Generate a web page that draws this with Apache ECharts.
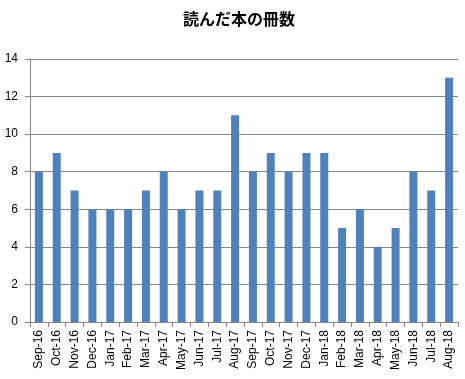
<!DOCTYPE html>
<html><head><meta charset="utf-8">
<script src="https://cdn.jsdelivr.net/npm/echarts@6/dist/echarts.min.js"></script>
<style>html,body{margin:0;padding:0;background:#fff}#c{width:465px;height:379px}</style>
</head><body><div id="c"></div>
<script>
const titleText = '読んだ本の冊数';
const categories = ['Sep-16','Oct-16','Nov-16','Dec-16','Jan-17','Feb-17','Mar-17','Apr-17','May-17','Jun-17','Jul-17','Aug-17','Sep-17','Oct-17','Nov-17','Dec-17','Jan-18','Feb-18','Mar-18','Apr-18','May-18','Jun-18','Jul-18','Aug-18'];
const values = [8,9,7,6,6,6,7,8,6,7,7,11,8,9,8,9,9,5,6,4,5,8,7,13];
const chart = echarts.init(document.getElementById('c'));
chart.setOption({
  animation:false,
  title:{text:titleText,left:234,top:6,textAlign:'center',textStyle:{fontFamily:'Noto Sans CJK JP',fontSize:16,fontWeight:'bold',color:'#000'}},
  grid:{left:30,right:7,top:59,bottom:57,containLabel:false},
  xAxis:{type:'category',data:categories,
    axisLine:{lineStyle:{color:'#868686'}},
    axisTick:{show:true,alignWithLabel:false,length:5,lineStyle:{color:'#868686'}},
    axisLabel:{rotate:90,interval:0,fontFamily:'Liberation Sans',fontSize:12,color:'#000',margin:8}},
  yAxis:{type:'value',min:0,max:14,interval:2,
    axisLine:{show:true,lineStyle:{color:'#868686'}},
    axisTick:{show:true,length:5,lineStyle:{color:'#868686'}},
    splitLine:{lineStyle:{color:'#868686'}},
    axisLabel:{fontFamily:'Liberation Sans',fontSize:12,color:'#000',margin:12}},
  series:[{type:'bar',data:values,barWidth:8,itemStyle:{color:'#4F81BD'}}]
});
</script></body></html>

++++++++

Leave the images out and output the remaining material exactly as it stands.

• **Output for this task**:
Generate a web page that draws this with Apache ECharts.
<!DOCTYPE html>
<html><head><meta charset="utf-8">
<script src="https://cdn.jsdelivr.net/npm/echarts@6/dist/echarts.min.js"></script>
<style>html,body{margin:0;padding:0;background:#fff}#c{width:465px;height:379px}</style>
</head><body><div id="c"></div>
<script>
const titleText = '読んだ本の冊数';
const categories = ['Sep-16','Oct-16','Nov-16','Dec-16','Jan-17','Feb-17','Mar-17','Apr-17','May-17','Jun-17','Jul-17','Aug-17','Sep-17','Oct-17','Nov-17','Dec-17','Jan-18','Feb-18','Mar-18','Apr-18','May-18','Jun-18','Jul-18','Aug-18'];
const values = [8,9,7,6,6,6,7,8,6,7,7,11,8,9,8,9,9,5,6,4,5,8,7,13];
const chart = echarts.init(document.getElementById('c'));
chart.setOption({
  animation:false,
  title:{text:titleText,left:234,top:6,textAlign:'center',textStyle:{fontFamily:'Noto Sans CJK JP',fontSize:16,fontWeight:'bold',color:'#000'}},
  grid:{left:30,right:7,top:59,bottom:57,containLabel:false},
  xAxis:{type:'category',data:categories,
    axisLine:{lineStyle:{color:'#868686'}},
    axisTick:{show:true,alignWithLabel:false,length:5,lineStyle:{color:'#868686'}},
    axisLabel:{rotate:90,interval:0,fontFamily:'Liberation Sans',fontSize:12,color:'#000',margin:8}},
  yAxis:{type:'value',min:0,max:14,interval:2,
    axisLine:{show:true,lineStyle:{color:'#868686'}},
    axisTick:{show:true,length:5,lineStyle:{color:'#868686'}},
    splitLine:{lineStyle:{color:'#868686'}},
    axisLabel:{fontFamily:'Liberation Sans',fontSize:12,color:'#000',margin:12}},
  series:[{type:'bar',data:values,barWidth:8,itemStyle:{color:'#4F81BD'}}]
});
</script></body></html>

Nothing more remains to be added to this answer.